Musk was responding to comments by David Beasley, director of the UN’s World Food Programme, who repeated a call last week following an earlier tweet this month asking billionaires like Musk to “step up now, on a one-time basis.”
Beasley specifically called for action from Musk and Amazon.com Inc. co-founder Jeff Bezos, the two men atop the Bloomberg Billionaires Index.
Just $6 billion could keep 42 million people from dying, Beasley said.
If the World Food Programme, using transparent and open accounting, “can describe on this Twitter thread exactly how $6B will solve world hunger, I will sell Tesla stock right now and do it,” Musk wrote in a Twitter post.
Beasley responded that if Musk was prepared to meet in person, “I will bring the plan and open (the) books.”

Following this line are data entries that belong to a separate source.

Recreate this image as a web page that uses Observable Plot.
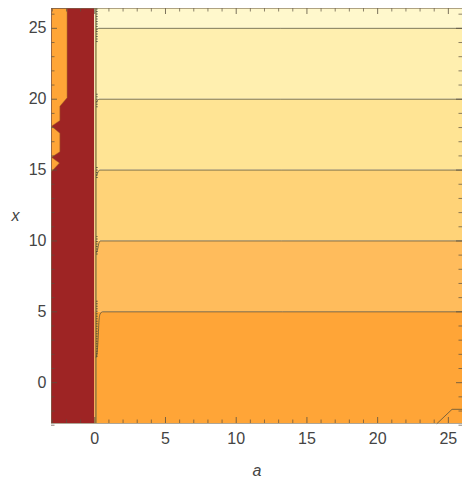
<!DOCTYPE html>
<html>
<head>
<meta charset="utf-8">
<script src="https://cdn.jsdelivr.net/npm/d3@7"></script>
<script src="https://cdn.jsdelivr.net/npm/@observablehq/plot@0.6"></script>
<style>
  html, body { margin: 0; padding: 0; background: #fff; }
  #chart svg { display: block; }
</style>
</head>
<body>
<div id="chart"></div>
<script>
// ---- data ----
const xDomain = [-3.06, 26];
const yDomain = [-2.88, 26.4];
const boundaryA = 0;                       // left of this: undefined region (dark red)
const levels = [5, 10, 15, 20, 25];        // contour levels of x
const bandColors = ["#FFA537", "#FFBC5C", "#FFD378", "#FFE494", "#FFEFAF", "#FFF8CC"];
const undefinedColor = "#9E2424";
const stripColor = "#FFA537";

// orange strip at the far left (a, x vertices)
const stripA = [-3.06, -1.96, -1.96, -2.47, -2.47, -3.06, -2.47, -2.47, -3.06, -2.5, -3.06];
const stripX = [26.4, 26.4, 20.1, 19.5, 18.5, 18.1, 17.6, 16.3, 15.9, 15.5, 14.9];

// contour lines (level, a, x)
const contourLevel = [5,5,5,5,5,5,5, 10,10,10,10,10, 15,15,15,15, 20,20,20, 25,25,25];
const contourA = [0.1,0.2,0.26,0.3,0.38,0.55,26, 0.12,0.2,0.28,0.4,26, 0.12,0.2,0.35,26, 0.12,0.3,26, 0.12,0.3,26];
const contourX = [1.8,2.5,3.6,4.4,4.85,5,5, 9.2,9.4,9.8,10,10, 14.6,14.8,15,15, 19.8,20,20, 24.9,25,25];

// small contour in the lower-right corner
const cornerA = [24.2, 25.26, 26];
const cornerX = [-2.88, -1.88, -1.88];

// squiggly contour fragments along the boundary
const squiggleLow = [24, 19.4, 14.4, 9, 1.8];
const squiggleHigh = [26.4, 20.4, 15.2, 10.3, 5.8];

const majorTicks = [0, 5, 10, 15, 20, 25];
const minorTicks = [-3,-2,-1,1,2,3,4,6,7,8,9,11,12,13,14,16,17,18,19,21,22,23,24,26];

// ---- derived tables ----
const bands = bandColors.map((c, i) => ({
  y1: i === 0 ? yDomain[0] : levels[i - 1],
  y2: i === levels.length ? yDomain[1] : levels[i],
  color: c
}));
const strip = stripA.map((a, i) => ({a, x: stripX[i]}));
const contours = contourA.map((a, i) => ({a, x: contourX[i], level: contourLevel[i]}));
const corner = cornerA.map((a, i) => ({a, x: cornerX[i]}));
const squiggles = squiggleLow.map((lo, i) => ({y1: lo, y2: squiggleHigh[i]}));

const W = 462, H = 481, mL = 51, mR = 0, mT = 8, mB = 58;
const plotH = H - mT - mB, plotW = W - mL - mR;
const tickCol = "#5a5040";
const textCol = "#444";
const fs = 16;

const chart = Plot.plot({
  width: W, height: H,
  marginLeft: mL, marginRight: mR, marginTop: mT, marginBottom: mB,
  style: {fontFamily: "Liberation Sans, Arial, sans-serif", fontSize: "16px", color: textCol, background: "#fff"},
  x: {domain: xDomain},
  y: {domain: yDomain},
  marks: [
    Plot.rect([0], {x1: xDomain[0], x2: boundaryA, y1: yDomain[0], y2: yDomain[1], fill: undefinedColor}),
    Plot.rect(bands, {x1: boundaryA, x2: xDomain[1], y1: "y1", y2: "y2", fill: "color"}),
    Plot.line(strip, {x: "a", y: "x", fill: stripColor, stroke: "#a06a2a", strokeWidth: 0.7, strokeOpacity: 0.7}),
    Plot.ruleX([boundaryA + 0.08], {y1: yDomain[0], y2: yDomain[1], stroke: "#7d7340", strokeWidth: 1.6, strokeOpacity: 0.8}),
    Plot.ruleX(squiggles, {x: boundaryA + 0.15, y1: "y1", y2: "y2", stroke: "#333", strokeWidth: 1.5, strokeDasharray: "1,1.5", strokeOpacity: 0.8}),
    Plot.line(contours, {x: "a", y: "x", z: "level", stroke: "#4a4a3a", strokeWidth: 0.9, strokeOpacity: 0.8, curve: "monotone-x"}),
    Plot.line(corner, {x: "a", y: "x", stroke: "#4a4a3a", strokeWidth: 0.9, strokeOpacity: 0.8}),
    // inside ticks: bottom / top
    Plot.tickX(majorTicks, {x: d => d, insetTop: plotH - 6, stroke: tickCol, strokeOpacity: 0.8}),
    Plot.tickX(minorTicks, {x: d => d, insetTop: plotH - 3.5, stroke: tickCol, strokeOpacity: 0.7}),
    Plot.tickX(majorTicks, {x: d => d, insetBottom: plotH - 6, stroke: tickCol, strokeOpacity: 0.8}),
    Plot.tickX(minorTicks, {x: d => d, insetBottom: plotH - 3.5, stroke: tickCol, strokeOpacity: 0.7}),
    // inside ticks: left / right
    Plot.tickY(majorTicks, {y: d => d, insetRight: plotW - 6, stroke: tickCol, strokeOpacity: 0.8}),
    Plot.tickY(minorTicks, {y: d => d, insetRight: plotW - 3.5, stroke: tickCol, strokeOpacity: 0.7}),
    Plot.tickY(majorTicks, {y: d => d, insetLeft: plotW - 6, stroke: tickCol, strokeOpacity: 0.8}),
    Plot.tickY(minorTicks, {y: d => d, insetLeft: plotW - 3.5, stroke: tickCol, strokeOpacity: 0.7}),
    Plot.frame({stroke: "#7a6a50", strokeOpacity: 0.6}),
    Plot.axisX(majorTicks, {tickSize: 0, tickPadding: 9, label: null, fill: textCol, fontSize: fs}),
    Plot.axisY(majorTicks, {tickSize: 0, tickPadding: 5, label: null, fill: textCol, fontSize: fs}),
    Plot.text(["a"], {frameAnchor: "bottom", dy: 47, fontStyle: "italic", fill: textCol, lineAnchor: "middle", fontSize: fs}),
    Plot.text(["x"], {frameAnchor: "left", dx: -40, fontStyle: "italic", fill: textCol, lineAnchor: "middle", fontSize: fs})
  ]
});
document.getElementById("chart").appendChild(chart);
</script>
</body>
</html>
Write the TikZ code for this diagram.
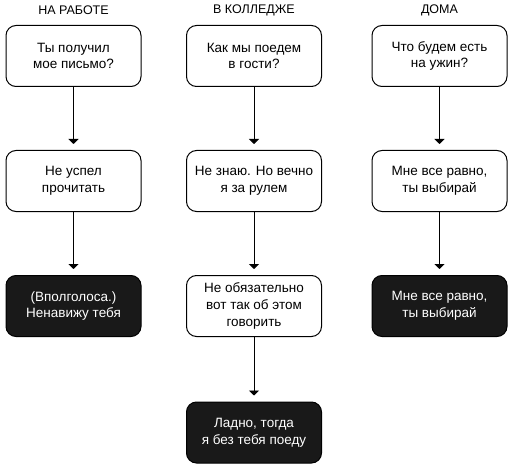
\documentclass[tikz,border=0pt]{standalone}
\usepackage{fontspec}
\setmainfont{Liberation Sans}
\usepackage{tikz}
\usetikzlibrary{arrows.meta}
\usetikzlibrary{shapes,positioning,calc}

\tikzset{
	msg/.style={draw, line width=1pt, rounded corners=10pt, align=center,
		minimum width=135pt, minimum height=61pt, inner sep=2pt,
		font=\fontsize{13.5}{16.7}\selectfont},
	msgdark/.style={msg, fill=black!90, text=white},
	head/.style={font=\fontsize{12.5}{15}\selectfont},
	flow/.style={-{Triangle[width=10pt,length=5pt]}, line width=0.9pt, shorten >=6pt}
}

\begin{document}
\begin{tikzpicture}[x=1pt, y=-1pt]
			\useasboundingbox (0,0) rectangle (514,468);
			% заголовки
			\node[head] (hw) at (73.5,10.5) {НА РАБОТЕ};
			\node[head] (hc) at (254,10.5) {В КОЛЛЕДЖЕ};
			\node[head] (hh) at (439.5,10.5) {ДОМА};
			% на работе
			\node[msg] (w1) at (73.5,56) {Ты получил\\мое письмо?};
			\node[msg] (w2) at (73.5,181) {Не успел\\прочитать};
			\node[msgdark] (w3) at (73.5,306) {(Вполголоса.)\\Ненавижу тебя};
			% в колледже
			\node[msg] (c1) at (254,56) {Как мы поедем\\в гости?};
			\node[msg] (c2) at (254,181) {Не знаю. Но вечно\\я за рулем};
			\node[msg] (c3) at (254,306) {Не обязательно\\вот так об этом\\говорить};
			\node[msgdark] (c4) at (254,432.5) {Ладно, тогда\\я без тебя поеду};
			% дома
			\node[msg] (h1) at (439.5,56) {Что будем есть\\на ужин?};
			\node[msg] (h2) at (439.5,181) {Мне все равно,\\ты выбирай};
			\node[msgdark] (h3) at (439.5,306) {Мне все равно,\\ты выбирай};
			% стрелки
			\draw[flow] (w1) -- (w2);
			\draw[flow] (w2) -- (w3);
			\draw[flow] (c1) -- (c2);
			\draw[flow] (c2) -- (c3);
			\draw[flow] (c3) -- (c4);
			\draw[flow] (h1) -- (h2);
			\draw[flow] (h2) -- (h3);
		\end{tikzpicture}
\end{document}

Musk is CEO of the electric-vehicle company, which last week joined the handful of companies valued at more than $1 trillion.
The $6 billion amount would be just a small fraction of Musk’s current net worth of $311 billion — and less than the $9.3 billion his wealth increased on Oct. 29 alone, according to the billionaires index.
Tesla forms the vast majority of Musk’s net worth. He’s very rarely sold stock in the electric-vehicle maker, whose stock reached a record $1,114 on Friday.
His fortune has also surged thanks to his stake in SpaceX, a private space-exploration company that was valued at about $100 billion last month.
Musk, frequently outspoken on social media, has also been critical of attempts to tax U.S. billionaires.
He said on Twitter that a levy on billionaire wealth would only make a “small dent” toward paying off the national debt, arguing that the focus should be on government spending. Musk also said a billionaire tax would just be the start of taxing the merely wealthy.